::: AVAILABLE DATA

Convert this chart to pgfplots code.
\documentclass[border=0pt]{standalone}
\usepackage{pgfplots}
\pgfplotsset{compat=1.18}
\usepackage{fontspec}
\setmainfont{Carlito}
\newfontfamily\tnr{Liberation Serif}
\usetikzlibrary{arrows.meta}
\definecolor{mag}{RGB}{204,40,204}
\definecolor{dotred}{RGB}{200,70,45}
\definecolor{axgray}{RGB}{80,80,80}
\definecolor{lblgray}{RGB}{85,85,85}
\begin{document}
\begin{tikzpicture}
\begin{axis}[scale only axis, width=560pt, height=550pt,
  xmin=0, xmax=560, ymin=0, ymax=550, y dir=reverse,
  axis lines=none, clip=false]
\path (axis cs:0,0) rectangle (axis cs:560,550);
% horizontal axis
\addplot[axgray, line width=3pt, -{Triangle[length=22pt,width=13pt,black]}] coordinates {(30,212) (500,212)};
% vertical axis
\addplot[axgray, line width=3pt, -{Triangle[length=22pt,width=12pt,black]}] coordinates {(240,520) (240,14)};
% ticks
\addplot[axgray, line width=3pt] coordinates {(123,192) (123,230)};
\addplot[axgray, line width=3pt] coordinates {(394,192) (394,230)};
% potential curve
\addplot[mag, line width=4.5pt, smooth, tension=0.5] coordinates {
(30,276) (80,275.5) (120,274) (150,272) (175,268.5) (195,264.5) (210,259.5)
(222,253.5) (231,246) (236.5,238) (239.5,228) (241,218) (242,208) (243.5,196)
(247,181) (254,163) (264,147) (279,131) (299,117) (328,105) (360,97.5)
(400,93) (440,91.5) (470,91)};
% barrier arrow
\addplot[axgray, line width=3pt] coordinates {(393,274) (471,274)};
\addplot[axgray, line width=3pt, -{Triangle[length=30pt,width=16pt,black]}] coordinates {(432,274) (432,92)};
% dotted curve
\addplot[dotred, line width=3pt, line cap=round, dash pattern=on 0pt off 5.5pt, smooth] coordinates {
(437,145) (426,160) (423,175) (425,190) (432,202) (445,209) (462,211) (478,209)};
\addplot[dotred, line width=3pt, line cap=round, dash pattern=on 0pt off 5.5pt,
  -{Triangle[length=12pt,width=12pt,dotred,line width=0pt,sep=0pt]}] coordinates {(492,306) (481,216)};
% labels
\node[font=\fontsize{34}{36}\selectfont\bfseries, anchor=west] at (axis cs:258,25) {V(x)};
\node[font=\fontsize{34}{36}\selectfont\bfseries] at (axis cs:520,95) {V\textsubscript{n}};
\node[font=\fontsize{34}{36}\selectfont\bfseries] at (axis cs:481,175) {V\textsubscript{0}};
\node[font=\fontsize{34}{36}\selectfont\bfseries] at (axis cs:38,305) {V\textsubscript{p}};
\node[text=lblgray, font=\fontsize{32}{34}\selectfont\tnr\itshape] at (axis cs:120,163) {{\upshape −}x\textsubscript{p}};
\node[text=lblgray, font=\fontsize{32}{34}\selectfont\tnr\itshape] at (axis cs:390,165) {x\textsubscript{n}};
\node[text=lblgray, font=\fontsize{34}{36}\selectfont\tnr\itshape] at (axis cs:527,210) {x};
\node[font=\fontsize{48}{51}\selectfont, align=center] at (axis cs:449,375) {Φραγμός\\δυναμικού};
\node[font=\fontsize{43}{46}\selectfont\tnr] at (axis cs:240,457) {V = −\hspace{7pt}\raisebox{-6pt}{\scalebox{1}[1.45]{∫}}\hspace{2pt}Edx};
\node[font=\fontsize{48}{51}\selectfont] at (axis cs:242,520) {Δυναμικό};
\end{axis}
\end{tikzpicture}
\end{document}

::::::

CHALLENGE:
Transcribe all lines as written.

SOLUTION:
Convert this chart to pgfplots code.
\documentclass[border=0pt]{standalone}
\usepackage{pgfplots}
\pgfplotsset{compat=1.18}
\usepackage{fontspec}
\setmainfont{Carlito}
\newfontfamily\tnr{Liberation Serif}
\usetikzlibrary{arrows.meta}
\definecolor{mag}{RGB}{204,40,204}
\definecolor{dotred}{RGB}{200,70,45}
\definecolor{axgray}{RGB}{80,80,80}
\definecolor{lblgray}{RGB}{85,85,85}
\begin{document}
\begin{tikzpicture}
\begin{axis}[scale only axis, width=560pt, height=550pt,
  xmin=0, xmax=560, ymin=0, ymax=550, y dir=reverse,
  axis lines=none, clip=false]
\path (axis cs:0,0) rectangle (axis cs:560,550);
% horizontal axis
\addplot[axgray, line width=3pt, -{Triangle[length=22pt,width=13pt,black]}] coordinates {(30,212) (500,212)};
% vertical axis
\addplot[axgray, line width=3pt, -{Triangle[length=22pt,width=12pt,black]}] coordinates {(240,520) (240,14)};
% ticks
\addplot[axgray, line width=3pt] coordinates {(123,192) (123,230)};
\addplot[axgray, line width=3pt] coordinates {(394,192) (394,230)};
% potential curve
\addplot[mag, line width=4.5pt, smooth, tension=0.5] coordinates {
(30,276) (80,275.5) (120,274) (150,272) (175,268.5) (195,264.5) (210,259.5)
(222,253.5) (231,246) (236.5,238) (239.5,228) (241,218) (242,208) (243.5,196)
(247,181) (254,163) (264,147) (279,131) (299,117) (328,105) (360,97.5)
(400,93) (440,91.5) (470,91)};
% barrier arrow
\addplot[axgray, line width=3pt] coordinates {(393,274) (471,274)};
\addplot[axgray, line width=3pt, -{Triangle[length=30pt,width=16pt,black]}] coordinates {(432,274) (432,92)};
% dotted curve
\addplot[dotred, line width=3pt, line cap=round, dash pattern=on 0pt off 5.5pt, smooth] coordinates {
(437,145) (426,160) (423,175) (425,190) (432,202) (445,209) (462,211) (478,209)};
\addplot[dotred, line width=3pt, line cap=round, dash pattern=on 0pt off 5.5pt,
  -{Triangle[length=12pt,width=12pt,dotred,line width=0pt,sep=0pt]}] coordinates {(492,306) (481,216)};
% labels
\node[font=\fontsize{34}{36}\selectfont\bfseries, anchor=west] at (axis cs:258,25) {V(x)};
\node[font=\fontsize{34}{36}\selectfont\bfseries] at (axis cs:520,95) {V\textsubscript{n}};
\node[font=\fontsize{34}{36}\selectfont\bfseries] at (axis cs:481,175) {V\textsubscript{0}};
\node[font=\fontsize{34}{36}\selectfont\bfseries] at (axis cs:38,305) {V\textsubscript{p}};
\node[text=lblgray, font=\fontsize{32}{34}\selectfont\tnr\itshape] at (axis cs:120,163) {{\upshape −}x\textsubscript{p}};
\node[text=lblgray, font=\fontsize{32}{34}\selectfont\tnr\itshape] at (axis cs:390,165) {x\textsubscript{n}};
\node[text=lblgray, font=\fontsize{34}{36}\selectfont\tnr\itshape] at (axis cs:527,210) {x};
\node[font=\fontsize{48}{51}\selectfont, align=center] at (axis cs:449,375) {Φραγμός\\δυναμικού};
\node[font=\fontsize{43}{46}\selectfont\tnr] at (axis cs:240,457) {V = −\hspace{7pt}\raisebox{-6pt}{\scalebox{1}[1.45]{∫}}\hspace{2pt}Edx};
\node[font=\fontsize{48}{51}\selectfont] at (axis cs:242,520) {Δυναμικό};
\end{axis}
\end{tikzpicture}
\end{document}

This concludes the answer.